La
nomination de Sébastien BAZIN comme PDG du groupe ACCOR est le dernier
rebondissement d’une dérive stratégique
et financière qui s’est reflétée dans les problèmes de gouvernance de la
société. Rappelez-vous l’entrée dans
ACCOR de Colony Capital (piloté par Sébastien Bazin) sous formes d’obligations
convertibles avec un siège au Comité stratégique qui lui donnait les mêmes
droits qu’un actionnaire de contrôle sans être actionnaire. Le fonds Colony Capital,
spécialiste de l’immobilier aux Etats Unis, entendait dissocier les murs de
l’exploitation pour « créer de la valeur » (stratégie réitérée
quelques années plus tard chez CARREFOUR avec le succès que l’on connait…).
Comme
le capital de la société ACCOR était très dispersé, Eurazeo a rejoint
rapidement Colony Capital et ensemble ils ont pris 20% du capital et le
contrôle du Conseil d’Administration sans avoir à déclencher d’OPA. Plusieurs
changements de gouvernance (dont notamment la démission de six administrateurs…)
de PDG à Président ou de société à
Conseil de Surveillance à société à Conseil d’administration; plusieurs changements
stratégiques annoncés (arrêtés puis enfin actés avec la mise en bourse d’Edenred
, qui se porte très bien avec une stratégie claire et une gouvernance claire…)
ont ponctué depuis plusieurs années la vie de cette très belle société née de
la vision entrepreneuriale de MM. Dubrule
et Pélisson. Qu'en reste-t- il aujourd’hui, si ce n’est une entreprise percluse
de douleurs liées à des changements brutaux de stratégie sans concertation avec
les équipes, ce qui ne peut que démotiver l’ensemble du personnel… ?
En
tant qu’actionnaires minoritaires, nous avons assisté au spectacle sans pouvoir
intervenir, mais le voulions-nous si tant est que nous le puissions ? Nous touchons ici la limite de la société avec
un capital dilué, « sans actionnaires de référence » ou avec des
actionnaires qui ne veulent pas être actif face à d’autres qui veulent prendre
le pouvoir sans en payer le prix ; ces derniers ne le font d’ailleurs que pour obtenir une plus-value
financière.
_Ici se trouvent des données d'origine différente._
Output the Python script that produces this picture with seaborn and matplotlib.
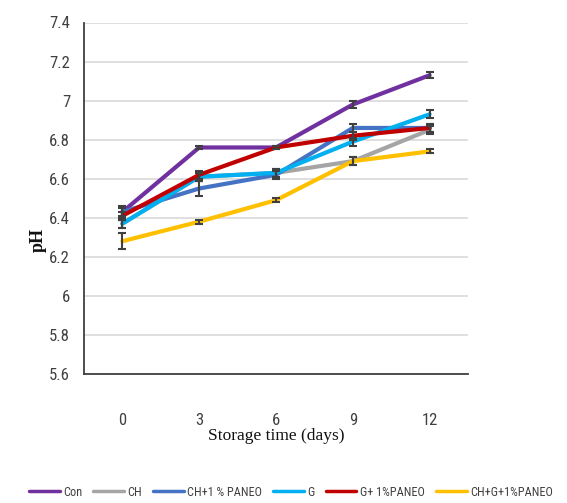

Quasiment tous les analystes s’accordaient sur un point : la
stratégie de Colony Capital de dissocier
murs et fonds n’était pas la bonne pour Accor… la création d’Edenred était une idée à court terme mais mettrait à
mal Accor sur le plus long terme car ces deux métiers se complétaient aussi bien
sur le plan des fonds propres que sur celui du besoin en fonds de roulement… et
les brusques changements successifs des dirigeants ne pouvaient que nuire à la stratégie à moyen terme de la société et à
l’adhésion des équipes …
Chez
Carrefour, le Conseil a finalement trouvé son joker, Georges Plassat, grand
spécialiste de la distribution et probablement l’un des rares à pouvoir
redonner une vraie vision à ce métier de distributeur (s’il n’est pas trop
tard). Celui d’Accor n’a pas pu ou su
trouver son joker à l’extérieur et il confie à celui qui est à l’origine des
ces multiples impérities, le destin de la société… Quelle responsabilité pour
les actionnaires passifs et administrateurs d’Accor qui ont laissé perduré
depuis 2005 une situation où la gouvernance ne répondait qu’à l’intérêt de
certains actionnaires ou de leurs mandants ! Quel dommage de voir une si belle entreprise
se « casser la figure » par virages stratégiques successifs et manque
de vision stratégique à long terme !
Cet
exemple montre une fois de plus qu’une entreprise ne peut se développer sur une
vision purement financière et qu’elle a
besoin d’une stratégie et gouvernance claire sur la durée pour réussir.